Devant ce paradoxe apparent, plutôt que de continuer à jeter des anathèmes, si on peut mener enquête sur un journaliste sur qui pèsent des soupçons de fabrication de reportages, on peut certainement faire enquête pour contribuer à faire éclater la vérité et éclairer ainsi l'opinion de façon factuelle sur le nombre de victimes d'un des drames humains les plus meurtriers du 20e siècle qu'est le génocide rwandais.

La seconde leçon est que les temps changent. Si, autrefois, des journalistes experts des dossiers internationaux pouvaient faire gober à l'opinion des reportages pimentés d'évènements dont ils n'avaient pas été témoins, ce qu'il convient d'appeler désormais «l'affaire Bugingo» vient de rappeler brutalement que les temps, à l'ère des médias sociaux et des avancées dans la maîtrise des technologies de l'information, ont changé. Encore une fois, le dossier rwandais nous en donne une parfaite illustration. Combien de ces «experts du Rwanda» sont-ils aujourd'hui tombés dans l'oubli puisque l'opinion publique s'est peu à peu rendu compte des mensonges dont elle était abreuvée?

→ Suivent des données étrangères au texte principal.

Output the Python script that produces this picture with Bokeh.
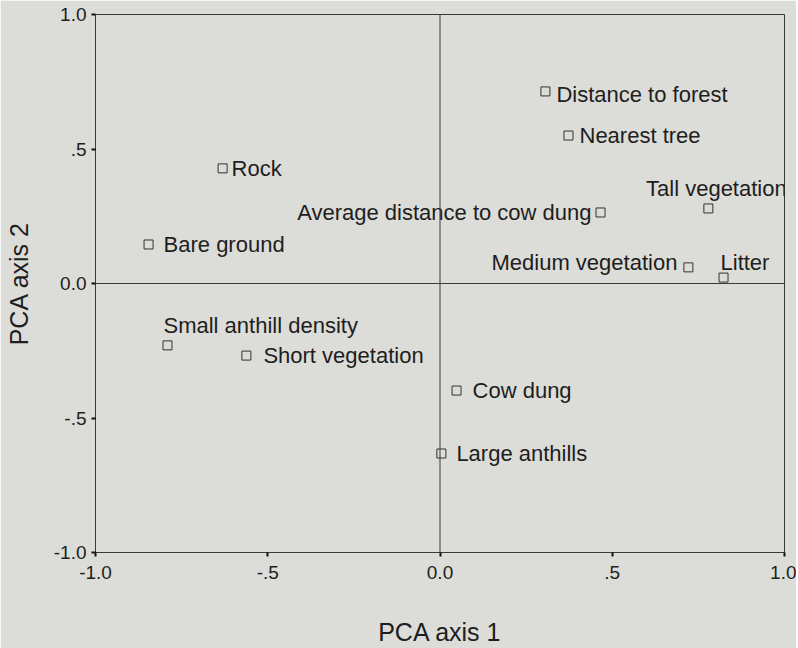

Les «petits arrangements avec la vérité» dans le milieu journalistique ne datent pas d'aujourd'hui. Ils n'étaient pas mieux supportés hier qu'il ne le sont aujourd'hui. Hier, des mécanismes de vérification impliquaient des moyens qui n'étaient pas à la portée de tous. Aujourd'hui, le pouvoir journalistique, où qu'il soit, étant de plus en plus lui-même épié dans le moindre détail - Internet aidant -, il risque de perdre ses meilleurs attributs. Autant dire que le journalisme doit faire preuve de plus de rigueur et d'objectivité pour conserver la confiance de l'opinion.